Life is a balance between holding on and letting go. After seven years of hostility, Iran and Saudi Arabia have put aside their differences to reestablish diplomatic relations. We add it to the list of what’s right with the world.

Nobody remembers that Saudi Arabia and Iran were once friends and allies. They established diplomatic relations in 1929 with the signing of a Saudi-Iranian friendship treaty. But there was not much cooperation until some decades later.

King Faisal of Saudi Arabia visited Iran in 1966 to strengthen ties. Iran’s Shah Pahlavi responded by paying an official visit to Saudi Arabia and assisting King Faisal in promoting Islamic solidarity. Both countries felt threatened by the spread of Soviet-sponsored pan-Arab nationalism under Egypt’s Gamal Abdel Nasser.
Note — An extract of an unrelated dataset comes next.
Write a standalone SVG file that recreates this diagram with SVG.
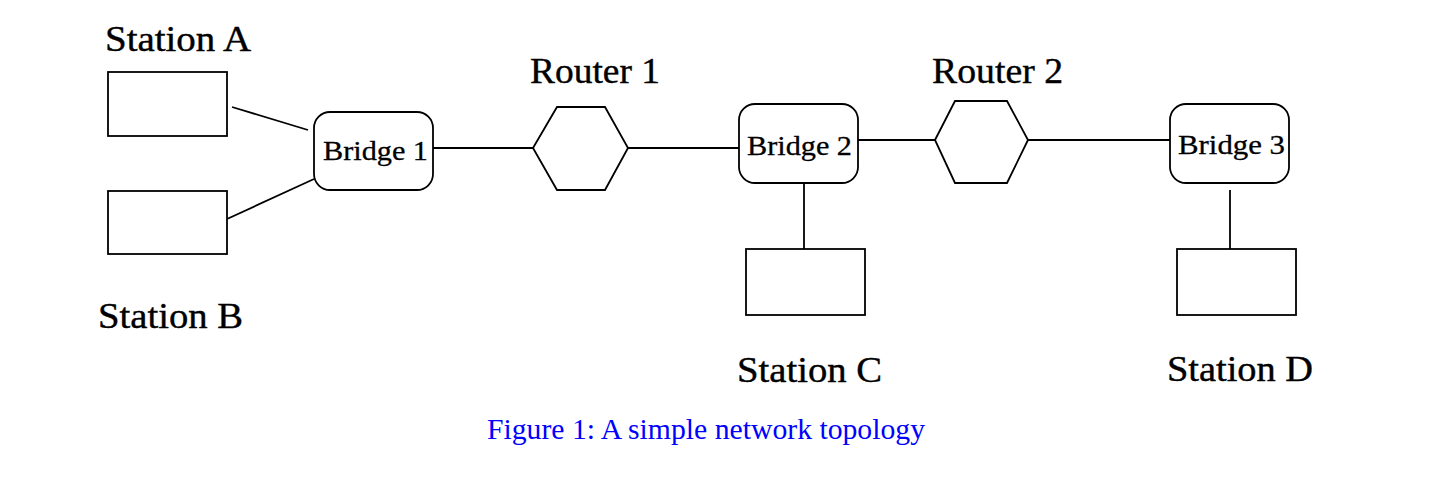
<svg xmlns="http://www.w3.org/2000/svg" width="1443" height="484" viewBox="0 0 1443 484">
<style>
.shape{fill:#fff;stroke:#000;stroke-width:1.8}
.conn line{stroke:#000;stroke-width:1.8}
.lbl{font-family:"Liberation Serif","Times New Roman",serif;font-size:36px;fill:#000;stroke:#000;stroke-width:0.4}
.blbl{font-family:"Liberation Serif","Times New Roman",serif;font-size:28px;fill:#000;stroke:#000;stroke-width:0.3}
.cap{font-family:"Liberation Serif","Times New Roman",serif;font-size:29px;fill:#0000ff}
</style>
<rect width="1443" height="484" fill="#fff"/>
<g id="connectors" class="conn">
<line x1="232" y1="107" x2="308" y2="130"/>
<line x1="227" y1="219" x2="314" y2="179"/>
<line x1="433" y1="148" x2="533" y2="148"/>
<line x1="628" y1="148" x2="739" y2="148"/>
<line x1="858" y1="140" x2="935" y2="140"/>
<line x1="1028" y1="140" x2="1170" y2="140"/>
<line x1="804" y1="183" x2="804" y2="249"/>
<line x1="1230" y1="190" x2="1230" y2="249"/>
</g>
<g id="stationA">
<rect class="shape" x="108" y="72" width="119" height="64"/>
<text class="lbl" x="105" y="51" textLength="146" lengthAdjust="spacingAndGlyphs">Station A</text>
</g>
<g id="stationB">
<rect class="shape" x="108" y="191" width="119" height="63"/>
<text class="lbl" x="98" y="328" textLength="145" lengthAdjust="spacingAndGlyphs">Station B</text>
</g>
<g id="bridge1">
<rect class="shape" x="314" y="112" width="119" height="78" rx="16" ry="16"/>
<text class="blbl" x="323" y="160" textLength="105" lengthAdjust="spacingAndGlyphs">Bridge 1</text>
</g>
<g id="router1">
<polygon class="shape" points="533,148 557,107 605,107 628,148 605,190 557,190"/>
<text class="lbl" x="530" y="83" textLength="130" lengthAdjust="spacingAndGlyphs">Router 1</text>
</g>
<g id="bridge2">
<rect class="shape" x="739" y="104" width="119" height="79" rx="16" ry="16"/>
<text class="blbl" x="747" y="155" textLength="105" lengthAdjust="spacingAndGlyphs">Bridge 2</text>
</g>
<g id="router2">
<polygon class="shape" points="935,140 955,101 1007,101 1028,140 1007,183 955,183"/>
<text class="lbl" x="932" y="83" textLength="131" lengthAdjust="spacingAndGlyphs">Router 2</text>
</g>
<g id="bridge3">
<rect class="shape" x="1170" y="104" width="119" height="79" rx="16" ry="16"/>
<text class="blbl" x="1178" y="154" textLength="107" lengthAdjust="spacingAndGlyphs">Bridge 3</text>
</g>
<g id="stationC">
<rect class="shape" x="746" y="249" width="119" height="66"/>
<text class="lbl" x="737" y="382" textLength="145" lengthAdjust="spacingAndGlyphs">Station C</text>
</g>
<g id="stationD">
<rect class="shape" x="1177" y="249" width="119" height="66"/>
<text class="lbl" x="1167" y="381" textLength="146" lengthAdjust="spacingAndGlyphs">Station D</text>
</g>
<g id="caption">
<text class="cap" x="487" y="439" textLength="438" lengthAdjust="spacingAndGlyphs">Figure 1: A simple network topology</text>
</g>
</svg>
After Israel defeated the Arab states, Egypt, Jordan and Syria in the Six-Day War in 1967, the foundation of Arab nationalism was fatally undermined. Iran and Saudi Arabia took the primary responsibility for security in the region once the British announced that they were going to withdraw from the Persian Gulf.

In the late sixties the Shah sent a series of letters to King Faisal. “Please, my brother, modernize,” he wrote. “Open up your country. Make the schools mixed women and men. Let women wear miniskirts. Have discos. Be modern. Otherwise I cannot guarantee you will stay on your throne.”